Rather than just focusing on the creation of genealogy charts, Vásquez hopes to invite context and meaning into the information that is discovered. "The objective, the idea, behind this is people want to do their family history. People want to do their genealogy/ Why not invest a little time and a few resources and bring the information up to the standards of a library. There are hundred, if not thousands, of family histories that we can accumulate here over the years—sort of the little brick of which we can view the whole mosaic," Vásquez says.

To this end, the center has developed programs to encourage participatory research in areas of genealogy, family and community history, ethnology, oral history, folklore, music and other performing and visual arts. One component, in the Scholar-in-Residence programs, has engaged Dr. Lucy Vigil of Mora in translation, transcription and linguistic annotation of alabados (hymns) of the Penitente brotherhood. Her work brings to light the social, moral and ethical roles of their rituals as well as archaic and localized uses of Spanish.

"One of the hallmarks of our genealogy center is going to be to promote the best history in the best historical context possible: not only to dig up names, dates of baptisms, deaths and marriages of your family; but who were these people? What time did they live? What place did they live? What was going on?"

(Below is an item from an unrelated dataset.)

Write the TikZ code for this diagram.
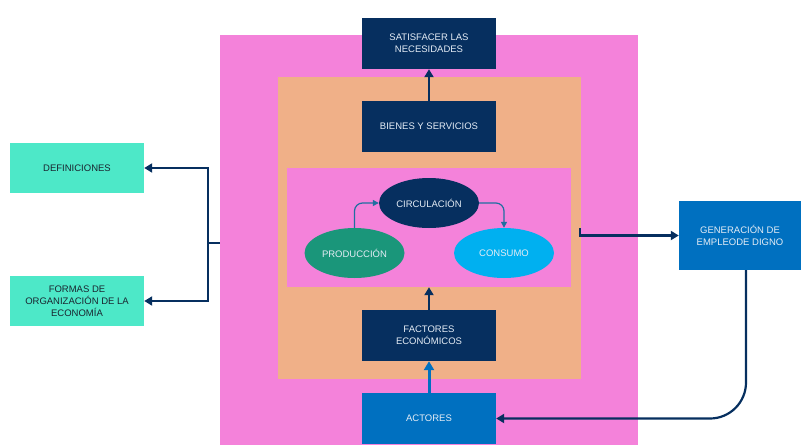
\documentclass[tikz,border=0pt]{standalone}
\usepackage{fontspec}
\setmainfont{Liberation Sans}
\usetikzlibrary{arrows.meta}
\usetikzlibrary{shapes.geometric}

\definecolor{outerpink}{HTML}{F482DA}
\definecolor{orangebg}{HTML}{F0B088}
\definecolor{navy}{HTML}{062F5F}
\definecolor{teal}{HTML}{4DE8C8}
\definecolor{green}{HTML}{1A967A}
\definecolor{cyan}{HTML}{00B0F0}
\definecolor{azul}{HTML}{0070C0}
\definecolor{lighttext}{HTML}{E4ECF5}
\definecolor{darktext}{HTML}{1A2530}
\definecolor{loopline}{HTML}{1F6FA0}

\begin{document}
\begin{tikzpicture}[x=1pt, y=-1pt,
    region/.style={fill=#1, inner sep=0pt},
    box/.style={fill=#1, text=lighttext, inner sep=0pt, minimum width=134pt,
        minimum height=51pt, align=center, font=\fontsize{9.5}{12}\selectfont},
    sidebox/.style={fill=teal, text=darktext, inner sep=0pt, minimum width=134pt,
        minimum height=50pt, align=center, font=\fontsize{9.5}{12}\selectfont},
    blob/.style={ellipse, fill=#1, text=lighttext, inner sep=0pt, minimum width=100pt,
        minimum height=50pt, font=\fontsize{9.5}{12}\selectfont},
    link/.style={line width=2.2pt, navy, -{Triangle[length=8pt,width=9pt]}},
    cycle/.style={line width=1.2pt, loopline, -{Triangle[length=6pt,width=6pt]}, rounded corners=8pt}]
    \useasboundingbox (0,0) rectangle (801,445);
    % background regions
    \node [region=outerpink, minimum width=418pt, minimum height=410pt] (outer) at (429, 240) {};
    \node [region=orangebg, minimum width=303pt, minimum height=302pt] (mid) at (429.5, 228) {};
    \node [region=outerpink, minimum width=284pt, minimum height=119pt] (inner) at (429, 227.5) {};
    % central column
    \node [box=navy] (need) at (429, 43.5) {SATISFACER LAS\\NECESIDADES};
    \node [box=navy] (goods) at (429, 126.5) {BIENES Y SERVICIOS};
    \node [box=navy] (factors) at (429, 335.5) {FACTORES\\ECON\'OMICOS};
    \node [box=azul] (actors) at (429, 418.5) {ACTORES};
    % cycle
    \node [blob=navy] (circ) at (429, 203) {CIRCULACI\'ON};
    \node [blob=green] (prod) at (354.5, 253) {PRODUCCI\'ON};
    \node [blob=cyan] (cons) at (504, 253) {CONSUMO};
    \draw [cycle] (prod.north) |- (circ.west);
    \draw [cycle] (circ.east) -| (cons.north);
    % left side
    \node [sidebox] (defs) at (77, 168) {DEFINICIONES};
    \node [sidebox] (forms) at (77, 301) {FORMAS DE\\ORGANIZACI\'ON DE LA\\ECONOM\'IA};
    \coordinate (fork) at (208, 243);
    \draw [line width=2.2pt, navy] (fork -| outer.west) -- (fork);
    \draw [link] (fork) |- (defs.east);
    \draw [link] (fork) |- (forms.east);
    % right side
    \node [box=azul, minimum width=122pt, minimum height=69pt] (jobs) at (740, 235.5) {GENERACI\'ON DE\\EMPLEODE DIGNO};
    \coordinate (exit) at (580, 228);
    \draw [link] (exit) |- (jobs.west);
    \draw [link, rounded corners=36pt] ([xshift=6pt]jobs.south) |- (actors.east);
    % upward arrows
    \draw [line width=3pt, azul, -{Triangle[length=9pt,width=10pt]}] (actors.north) -- (factors.south);
    \draw [link] (factors.north) -- (inner.south);
    \draw [link] (goods.north) -- (need.south);
\end{tikzpicture}
\end{document}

Some issues are specific to New Mexican patrimony: extensive migration patterns, the presence of Spanish and/or indigenous ancestry, as well as the probable inclusion of ilegítimos, captivos and conversos (hidden Jews) in the record. Vásquez plans to "use every bit of the latest technology to make that information available. Our collections are not going to rival the Mormon Church. But what's going to be different is anybody can come and access what we have. We have some very rare and some very unique stuff. And we are digitizing it on our internal web."

The center's holdings include, or are in negotiation for, state, church and military records, more than 2,000 reels of microfilm dealing with New Mexico history, private papers and serials, censorial records of Colorado, Arizona and New Mexico, land-grant records and microfilms of Juárez and Chihuahua ayuntamientos (municipal governments), especially Hidalgo de Parral, which was the point of departure for migration of many north New Mexican populations). One recent acquisition is the rare 88-volume Enciclopedia heráldica y geneológica hispano-americana by the García Carrafa brothers and its final 15-volume Diccionario hispano-americano de heraldia omnástica y geneológica de apellidos españoles y americanos.

The center will also design extensive databases holding material on CD-ROMs, including the records of Central and South America, as well as Cuba, Puerto Rica and other national origins.